Information supplied →
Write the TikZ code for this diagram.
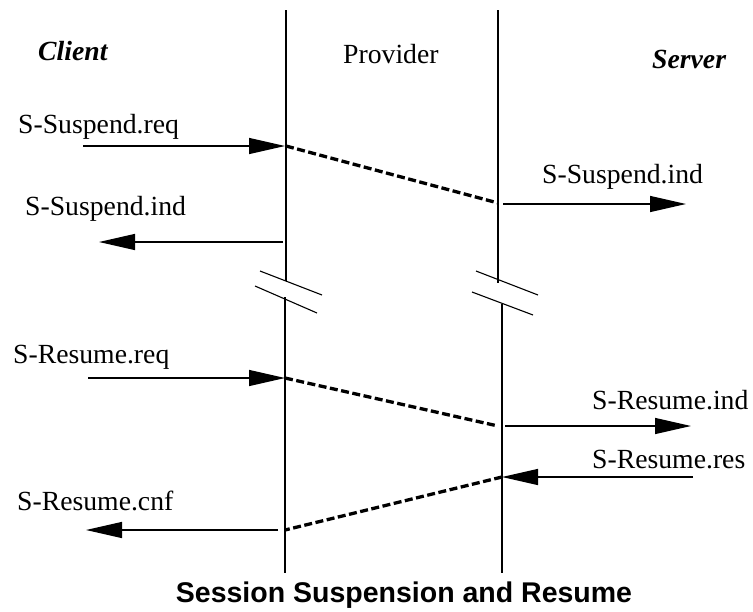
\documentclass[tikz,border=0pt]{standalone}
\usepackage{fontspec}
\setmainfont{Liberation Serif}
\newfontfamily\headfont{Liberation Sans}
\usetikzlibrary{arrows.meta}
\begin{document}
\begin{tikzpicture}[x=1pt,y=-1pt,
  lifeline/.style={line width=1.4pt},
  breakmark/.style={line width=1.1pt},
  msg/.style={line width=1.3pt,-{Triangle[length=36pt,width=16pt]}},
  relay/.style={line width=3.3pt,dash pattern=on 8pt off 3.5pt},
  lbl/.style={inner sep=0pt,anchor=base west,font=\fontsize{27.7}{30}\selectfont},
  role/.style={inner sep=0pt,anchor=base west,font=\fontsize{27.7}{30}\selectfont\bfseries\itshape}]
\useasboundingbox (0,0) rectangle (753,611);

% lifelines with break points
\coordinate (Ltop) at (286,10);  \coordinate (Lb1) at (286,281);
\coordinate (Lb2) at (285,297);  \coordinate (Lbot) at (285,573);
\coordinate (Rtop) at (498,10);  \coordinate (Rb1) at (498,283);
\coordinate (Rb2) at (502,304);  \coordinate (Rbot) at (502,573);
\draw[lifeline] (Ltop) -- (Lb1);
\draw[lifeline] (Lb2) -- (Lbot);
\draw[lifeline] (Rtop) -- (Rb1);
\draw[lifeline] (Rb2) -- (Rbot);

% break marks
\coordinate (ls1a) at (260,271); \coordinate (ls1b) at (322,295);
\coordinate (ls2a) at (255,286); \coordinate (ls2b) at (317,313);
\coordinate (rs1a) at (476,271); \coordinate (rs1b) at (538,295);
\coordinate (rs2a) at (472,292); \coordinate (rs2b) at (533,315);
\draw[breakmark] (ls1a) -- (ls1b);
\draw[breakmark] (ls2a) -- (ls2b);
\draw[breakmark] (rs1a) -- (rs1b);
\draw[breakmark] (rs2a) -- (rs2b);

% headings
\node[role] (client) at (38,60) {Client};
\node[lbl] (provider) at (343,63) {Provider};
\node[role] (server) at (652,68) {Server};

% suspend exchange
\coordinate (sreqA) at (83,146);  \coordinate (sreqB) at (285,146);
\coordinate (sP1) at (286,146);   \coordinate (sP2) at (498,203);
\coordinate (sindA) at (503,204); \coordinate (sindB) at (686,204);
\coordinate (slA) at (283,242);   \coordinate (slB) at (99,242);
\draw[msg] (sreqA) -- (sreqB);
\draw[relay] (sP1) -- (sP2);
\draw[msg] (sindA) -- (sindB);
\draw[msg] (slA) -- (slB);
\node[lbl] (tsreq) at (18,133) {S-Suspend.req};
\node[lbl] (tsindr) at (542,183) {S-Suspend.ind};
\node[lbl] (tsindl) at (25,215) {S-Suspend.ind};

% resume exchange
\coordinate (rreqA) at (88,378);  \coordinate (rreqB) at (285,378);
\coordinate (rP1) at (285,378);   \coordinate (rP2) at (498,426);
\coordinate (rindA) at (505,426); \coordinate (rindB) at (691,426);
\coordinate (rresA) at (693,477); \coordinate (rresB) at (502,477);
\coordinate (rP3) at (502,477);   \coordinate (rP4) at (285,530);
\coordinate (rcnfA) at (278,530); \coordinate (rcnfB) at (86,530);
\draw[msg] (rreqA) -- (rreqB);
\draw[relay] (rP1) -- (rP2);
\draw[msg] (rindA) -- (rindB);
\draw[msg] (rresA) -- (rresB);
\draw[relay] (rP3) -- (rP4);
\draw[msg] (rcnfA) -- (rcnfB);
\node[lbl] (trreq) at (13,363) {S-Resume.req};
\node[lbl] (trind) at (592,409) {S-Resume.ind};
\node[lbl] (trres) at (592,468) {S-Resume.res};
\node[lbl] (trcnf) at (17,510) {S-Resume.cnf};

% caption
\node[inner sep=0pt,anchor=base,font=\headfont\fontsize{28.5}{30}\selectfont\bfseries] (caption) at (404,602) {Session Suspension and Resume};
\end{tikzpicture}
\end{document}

Task goal →
Restate, line by line and word for word, everything from the top of the material through the line that contains "(server) at (652,68)". Leave pictures out.

Response below →
Write the TikZ code for this diagram.
\documentclass[tikz,border=0pt]{standalone}
\usepackage{fontspec}
\setmainfont{Liberation Serif}
\newfontfamily\headfont{Liberation Sans}
\usetikzlibrary{arrows.meta}
\begin{document}
\begin{tikzpicture}[x=1pt,y=-1pt,
  lifeline/.style={line width=1.4pt},
  breakmark/.style={line width=1.1pt},
  msg/.style={line width=1.3pt,-{Triangle[length=36pt,width=16pt]}},
  relay/.style={line width=3.3pt,dash pattern=on 8pt off 3.5pt},
  lbl/.style={inner sep=0pt,anchor=base west,font=\fontsize{27.7}{30}\selectfont},
  role/.style={inner sep=0pt,anchor=base west,font=\fontsize{27.7}{30}\selectfont\bfseries\itshape}]
\useasboundingbox (0,0) rectangle (753,611);

% lifelines with break points
\coordinate (Ltop) at (286,10);  \coordinate (Lb1) at (286,281);
\coordinate (Lb2) at (285,297);  \coordinate (Lbot) at (285,573);
\coordinate (Rtop) at (498,10);  \coordinate (Rb1) at (498,283);
\coordinate (Rb2) at (502,304);  \coordinate (Rbot) at (502,573);
\draw[lifeline] (Ltop) -- (Lb1);
\draw[lifeline] (Lb2) -- (Lbot);
\draw[lifeline] (Rtop) -- (Rb1);
\draw[lifeline] (Rb2) -- (Rbot);

% break marks
\coordinate (ls1a) at (260,271); \coordinate (ls1b) at (322,295);
\coordinate (ls2a) at (255,286); \coordinate (ls2b) at (317,313);
\coordinate (rs1a) at (476,271); \coordinate (rs1b) at (538,295);
\coordinate (rs2a) at (472,292); \coordinate (rs2b) at (533,315);
\draw[breakmark] (ls1a) -- (ls1b);
\draw[breakmark] (ls2a) -- (ls2b);
\draw[breakmark] (rs1a) -- (rs1b);
\draw[breakmark] (rs2a) -- (rs2b);

% headings
\node[role] (client) at (38,60) {Client};
\node[lbl] (provider) at (343,63) {Provider};
\node[role] (server) at (652,68) {Server};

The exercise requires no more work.